Tuesday, December 28


stonemason's tools by Martha Cooper

To be able to control fully every tool on every piece of stone is, I think, tantamount to impossible. Each stone is formed a little differently. One's softer, one's harder. You have to be able to understand and read each stone. So if you've got that sort of whiteness, when the matrix tightens, you know your stroke has to be a little firmer, to cut that. And as you go to the softer part, you have to lighten your stroke. There's always a nice flow to the work. You're always reading the color and the difference in the makeup of the stone that you're cutting: that's all going through your mind. It's sort of eye-hand coordination with the mind. It's a three-way triangulation here that you're talking about. Reading stone is very important, and also listening to stone. The ring of that chisel, as it comes off.

-- Alan Bird

Iron hammer. Lead dummy. Wooden mallet. Hard and soft striking tools have been used on stone since Neolithic man cracked flints with a stone hammer. I, myself, use the same arc-shaped hammer as I have seen depicted in the mason's stained glass window at Chartres dating from the 13th century.

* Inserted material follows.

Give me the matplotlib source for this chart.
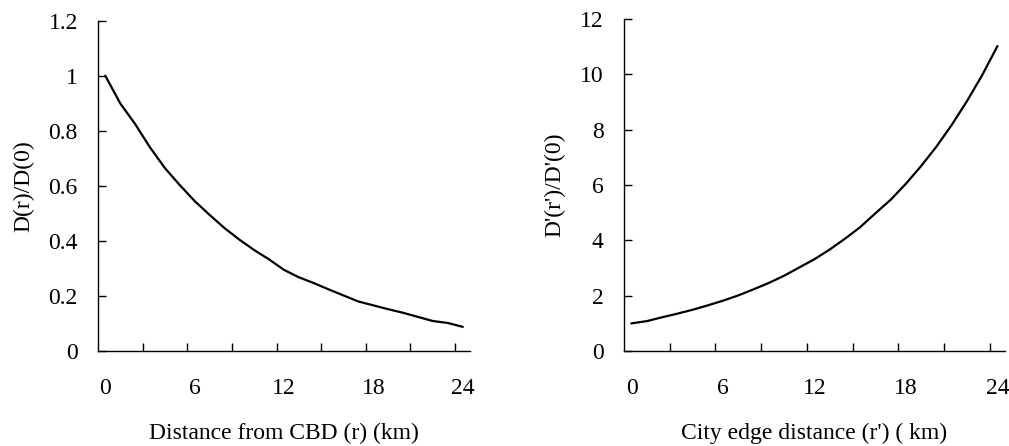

Our applewood mallets are carefully chosen with a truncated branch to withstand the endless beating on the steel tools. To strike on the wrong 'beat' of the mallet will destroy it, so a favorite will never be lent.

I once showed Sebastian, who worked here [Cathedral of St. John the Divine] a few seasons ago, how effective a stiff brush was for indicating with paint where shadows were needed. "Oh, but for fine lines you paint with a feather," he said.